From the March 1920 issue of The Christian Science Journal


WHEN the children of Israel begged of Samuel that he would give them a king to reign over them, they gave as their reason for such a desire, "That we also may be like all the nations; and that our king may judge us, and go out before us, and fight our battles." Samuel warned them that if they insisted upon this they would eventually find themselves the servants of this king and that all they owned would become his property.

Ever since there has been a belief in a selfhood separated from God, there has been a frequent cry for a king. With a belief in the necessity for material thought-planning, mortals have had the desire to find some one to work out their problems, to fight their battles for them. Feeling their own incompetency and loath to take upon themselves any effort which would involve activity, there has been a reaching out for some one upon whom all responsibility might be placed and who might provide a ready way out of all difficulties.
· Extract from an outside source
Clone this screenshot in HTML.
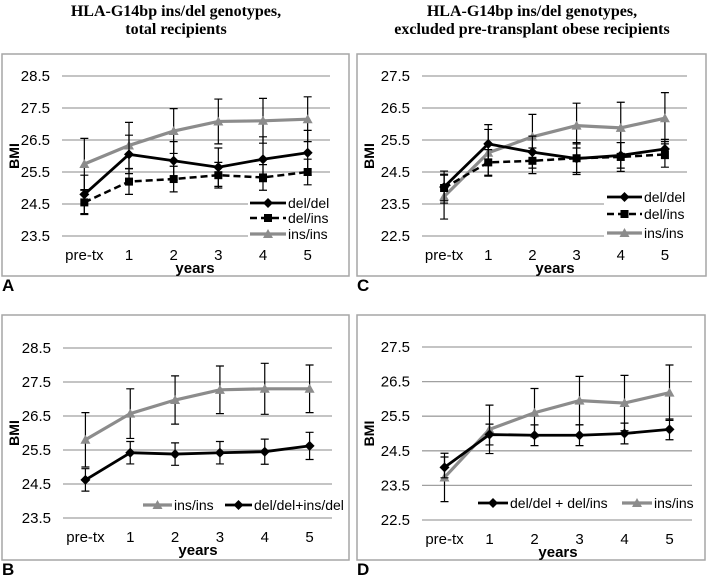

On the other hand, this has of course implied the necessity of sweeping to the other extreme, in that some one must be found willing to assume the role of king. Thus by attempting to govern and be governed by each other, mortals have forged their own chains and induced their own bondage and have found disappointment ever attending their efforts.

This seeking for a human king has seemed to produce two sorts of thinkers,—those who wanted others to think for them and those who have believed they could do the thinking for all men. When it is understood that such thinking is all from the basis of fallible human opinions and desires, it may be readily seen that nothing satisfactory or stable could result. More than this, the mistaken sense of kingship is associated with the belief that it is a fine thing to rule and—behold! a world, in which every man desires to be a king, since he imagines that thereby he may govern not only himself but every other man! All this has come about from the standpoint of minds many, and therefore has expressed concepts many, purposes many, wills many. These have been for the most part contradictory and antagonistic, and in consequence there have followed a mass of strange misconceptions and multiplied dissensions.